To date, 367 innocent people have been exonerated through post-conviction DNA testing similar to what is being requested here. In addition, the Automated Fingerprint Identification System database has increasingly been used to clear the innocent and identify true culprits. In 2019, for example, there were two exonerations of men in Louisiana wrongly convicted of sexual assaults, both of which were made possible by AFIS identifications of new suspects whose prints were stored in the national database.

To read the complaint, click here.

Statement from City of Jacksonville:

Council Members and Mayor,

I wanted to make you all aware of the attached Complaint. Patricia Young, the sister of Ledell Lee, has requested under the Freedom of Information Act that the City turn over physical evidence from her brother’s murder case. However, as I have relayed to her attorney, under current state statutes and case law, the City is prevented from releasing DNA physical evidence.

A.C.A . § 16-43-1101 prohibits the disclosure of genetic information in “any judicial, legislative, or administrative proceedings, …” The exceptions to this rule are: 1) paternity cases; 2) when the individual whose genetic information is a party and the genetic information is at issue; 3) for use in a law enforcement investigation or criminal trial; and 4) the genetic information is for use in a law enforcement investigation where an insurer is reporting fraud or criminal activity. None of these exceptions apply in this instance.

Additionally, although courts have interpreted the Freedom of Information Act broadly, in Nolan v. Little, the Court held that the interpretation is not so broad “as to include any item located within the doors of a state agency that may contain some kind of genetic information.” Ms. Young’s request for DNA physical evidence is similar to the one in Nolan, where the Court found that the request fell outside the scope of FOIA:

a seed sample does not meet the definition of a “public record,” because it cannot be said to be an object “on which records and information may be stored or represented.” Although the list of items that can be mediums is not exhaustive, it does not contain a seed or any other organic object. Moreover, the various items that constitute a “public record” are writings, recorded sounds, films, tapes, electronic or computer-based information, and data compilations in any medium. “Mediums” are paper, microfilm, microform, computer disks and diskettes, optical disks, and magnetic tapes. Giving the words of the statute their plain and ordinary meaning as required by the rules of statutory construction, a seed sample does not constitute a “public record,” nor does it fall within the definition of a medium. This interpretation is consistent with the provisions of the entire Freedom of Information Act, Ark. Code Ann. § 25-19-101 et seq., which provides for all public records to be open to “inspection and copying” by any citizen, Ark. Code Ann. § 25-19-105 (a)(1). Removal and destructive testing of seed samples go far beyond the inspection and copying of public records.
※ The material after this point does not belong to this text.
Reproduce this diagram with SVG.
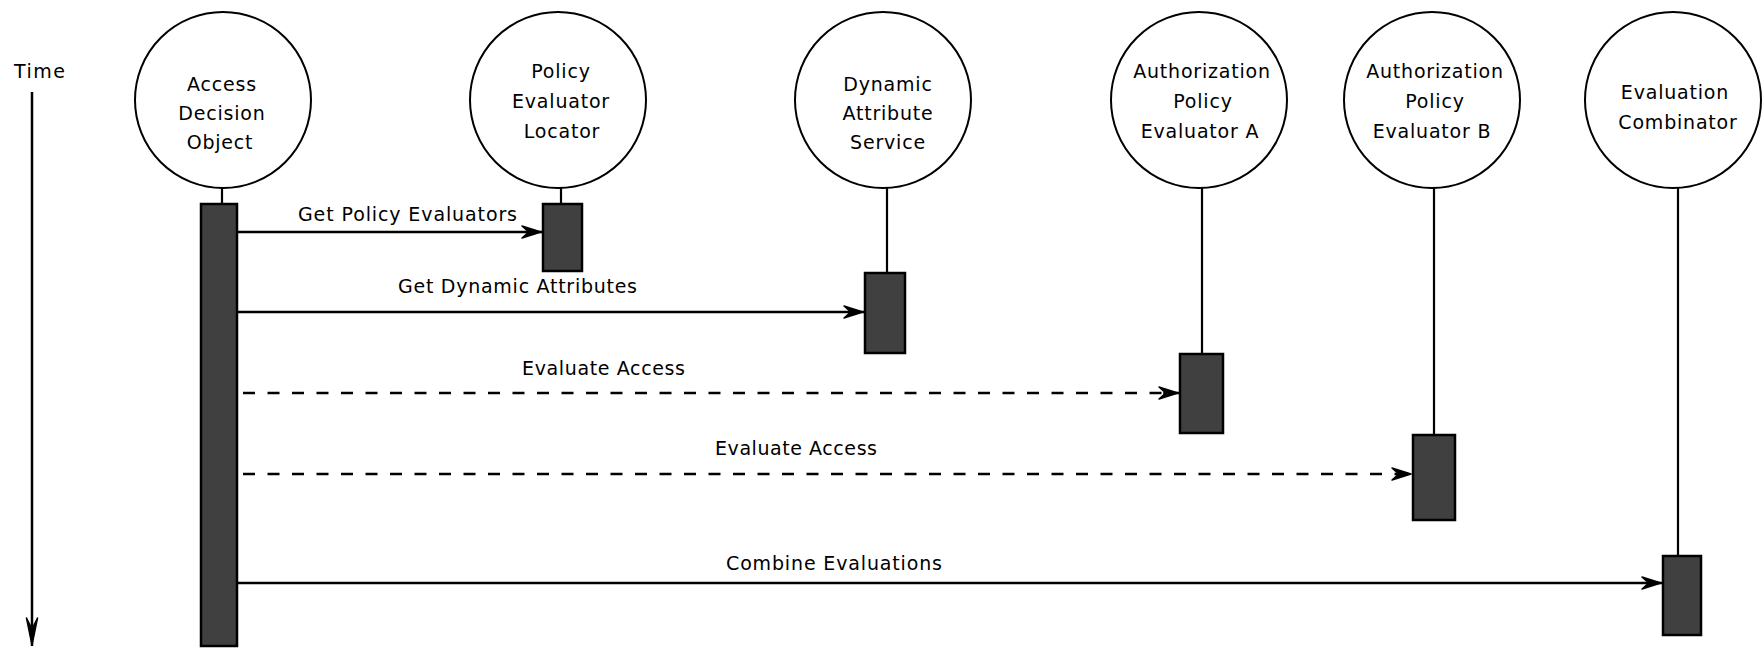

Lee’s DNA physical evidence is not a public record and is not open to public inspection. Additionally, should the City release this evidence, there is the possibility that the evidence would be destroyed, further violating evidence retention laws.

Original story:

LITTLE ROCK, Ark.- The Innocence Project and the American Civil Liberties Union will announce Thursday morning what they say is new information and litigation related to the 2017 execution of Ledell Lee.

Lee was executed in April 2017 for the 1993 murder of Debra Reese.

Lee, who was 27 years old at the time of the murder, robbed and strangled Reese, 26, in her Jacksonville home.

He was sentenced to death two years later.

He maintained his innocence until his execution.

The Innocence Project and ACLU were brought in two weeks before the execution.

They say they found flaws in the evidence used to convict Lee and they found DNA evidence that likely belonged to the killer that was not tested with modern technology.

The press conference is Thursday at 10 a.m. at the Darragh Center at the Main Library downtown.

Lee’s brother and sister will be there today.